この記事をまとめると
■自動車には欠かすことができない半導体には「味の素」の技術が使われている■高性能なCPUの絶縁材として使われる「味の素ビルドアップフィルム(ABF)」がそれだ
■SDV時代となって今後もクルマなどにはABFが採用される領域が増えそうだ
味の素の技術はクルマにも大きな影響をもたらしていた
最近、自動車産業界で大きな話題となっているのがSDVだ。ソフトウェア・デファインド・ヴィークルの略称で、文字どおりソフトウェアを主体として開発されるクルマを指す。
周知のとおり、すでにクルマには多様なECU(エレクトロニック・コントロール・ユニット)が搭載されている。
そうしたECUの機能やあり方を統合して、サイバーセキュリティへの対応能力を挙げるなど、SDV時代の車載ソフトウェア、またはクラウドを介して車載ソフトウェアをコントロールする仕組みなどについて、自動車産業界での議論が高まっているところだ。
そんな車載システムで重要となるのが、半導体の存在である。
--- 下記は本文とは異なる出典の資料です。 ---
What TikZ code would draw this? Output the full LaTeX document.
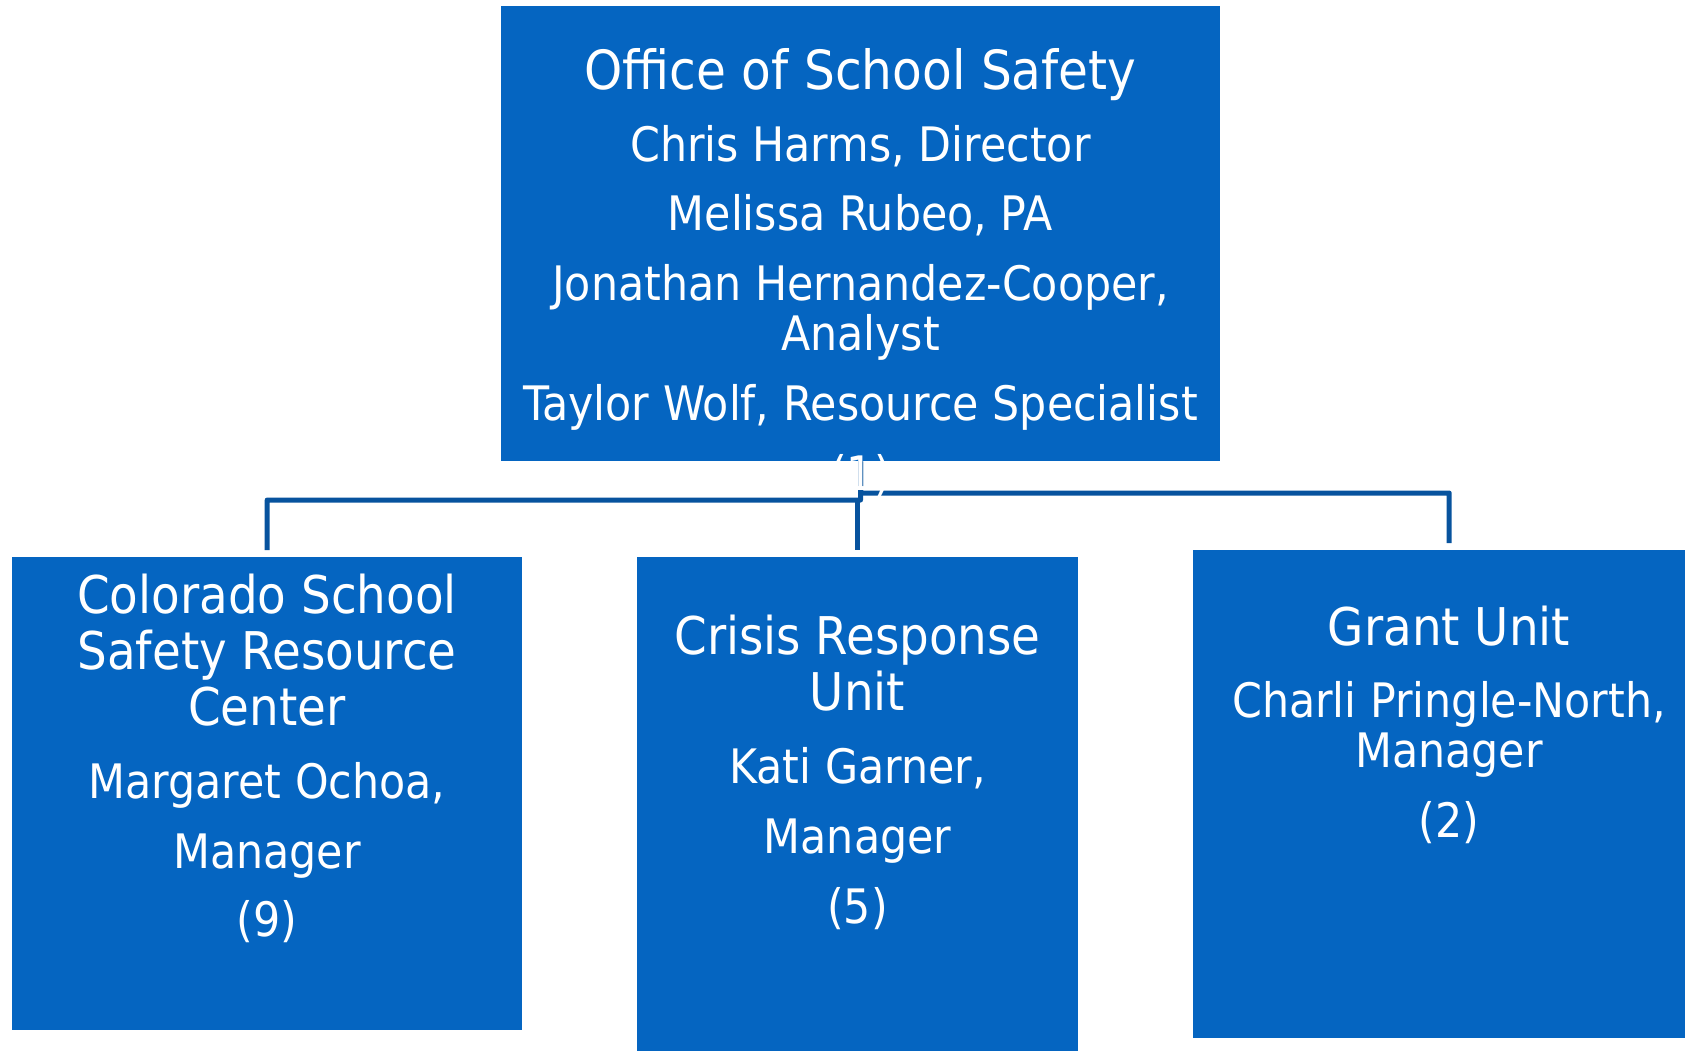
\documentclass[tikz,border=0pt]{standalone}
\usepackage{fontspec}
\setmainfont{DejaVu Sans}[FakeStretch=0.9]
\definecolor{boxblue}{HTML}{0565C1}
\definecolor{lineblue}{HTML}{07539E}
\tikzset{
  unitbox/.style={fill=boxblue, draw=none, anchor=north west, inner sep=0pt},
  conn/.style={draw=lineblue, line width=5pt, line join=round},
  lbl/.style={text=white, anchor=base, inner sep=0pt},
  headA/.style={lbl, font=\fontsize{54}{56}\selectfont},
  headB/.style={lbl, font=\fontsize{52}{56}\selectfont},
  body/.style={lbl, font=\fontsize{47.5}{50}\selectfont},
}
\begin{document}
\begin{tikzpicture}[x=1pt, y=-1pt]
\useasboundingbox (0,0) rectangle (1685,1050);
\clip (0,0) rectangle (1685,1050);
% boxes
\node[unitbox, minimum width=719pt, minimum height=455pt] (top) at (501,6) {};
\node[unitbox, minimum width=510pt, minimum height=473pt] (left) at (12,557) {};
\node[unitbox, minimum width=441pt, minimum height=520pt] (mid) at (637,557) {};
\node[unitbox, minimum width=512pt, minimum height=488pt] (right) at (1193,550) {};
% connectors
\coordinate (jl) at (860.5,500);
\coordinate (jr) at (860.5,493);
\draw[conn, shorten >=7pt] (top.south) -- (jl) -| (left.north);
\draw[conn, shorten >=7pt] (jl -| mid.north) -- (mid.north);
\draw[conn, shorten >=7pt] (top.south) -- (jr) -| (right.north);
% top box text
\node[headA] (t0) at (860.5,89) {Office of School Safety};
\node[body] (t1) at (860.5,161) {Chris Harms, Director};
\node[body] (t2) at (860.5,230) {Melissa Rubeo, PA};
\node[body] (t3) at (860.5,300) {Jonathan Hernandez-Cooper,};
\node[body] (t4) at (860.5,350) {Analyst};
\node[body] (t5) at (860.5,420) {Taylor Wolf, Resource Specialist};
\node[body] (t6) at (860.5,490) {(1)};
% left box text
\node[headB] (l1) at (267,613) {Colorado School};
\node[headB] (l2) at (267,669) {Safety Resource};
\node[headB] (l3) at (267,725) {Center};
\node[body] (l4) at (267,798) {Margaret Ochoa,};
\node[body] (l5) at (267,868) {Manager};
\node[body] (l6) at (267,936) {(9)};
% middle box text
\node[headB] (m1) at (857.5,654) {Crisis Response};
\node[headB] (m2) at (857.5,710) {Unit};
\node[body] (m3) at (857.5,783) {Kati Garner,};
\node[body] (m4) at (857.5,853) {Manager};
\node[body] (m5) at (857.5,923) {(5)};
% right box text
\node[headB] (r1) at (1449,645) {Grant Unit};
\node[body] (r2) at (1449,717) {Charli Pringle-North,};
\node[body] (r3) at (1449,767) {Manager};
\node[body] (r4) at (1449,837) {(2)};
\end{tikzpicture}
\end{document}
コロナ禍と並行して発生した、半導体不足によって新車の製造が遅れるなど、クルマと半導体との関係の深さを認識した一般ユーザーも少なくないだろう。

その半導体といえば、「インテル・インサイド(インテル入っている)」といった米半導体大手のインテル社のテレビコマーシャルが記憶に新しい。
そんなインテルのマーケティング戦略を拝借すれば、半導体には「味の素、入っている」と、表現ができるかもしれない。
特殊なフィルムで絶縁をコントロール
味の素といえば、一般ユーザーにとってとても身近な存在だろう。

そもそもは、池田菊苗博士が見出した「うまみ」成分という画期的な発想を商品化した「味の素」が事業の主役だった。
その後、調味料だけではなく、加工食品、冷凍食品、栄養ケア食品、またAGFブランドでのコーヒー関連商品など幅広い製品を取り揃えている。

こうした多様な事業の中に、「味の素ビルドアップフィルム(ABF)」がある。同社の説明によれば「ミクロのフィルムで絶縁をコントロールする、層間絶縁材料」だ。高性能な半導体(CPU)においては、全世界の主要なパソコンのシェア100%という実績だ。

ABFの開発の歴史を辿れば、1970年代にアミノ酸の研究開発を経て、絶縁性があるエポキシ樹脂のパソコン半導体向けの量産を進めた。
特徴は有機物と無機物をミクロのフィルムで一体化させる技術。回路基盤への加工での最適化など、日夜技術は進化を続けているという。

モバイル、そしてSDV時代のクルマなど、ABFは今後さらに採用される領域が増えていきそうだ。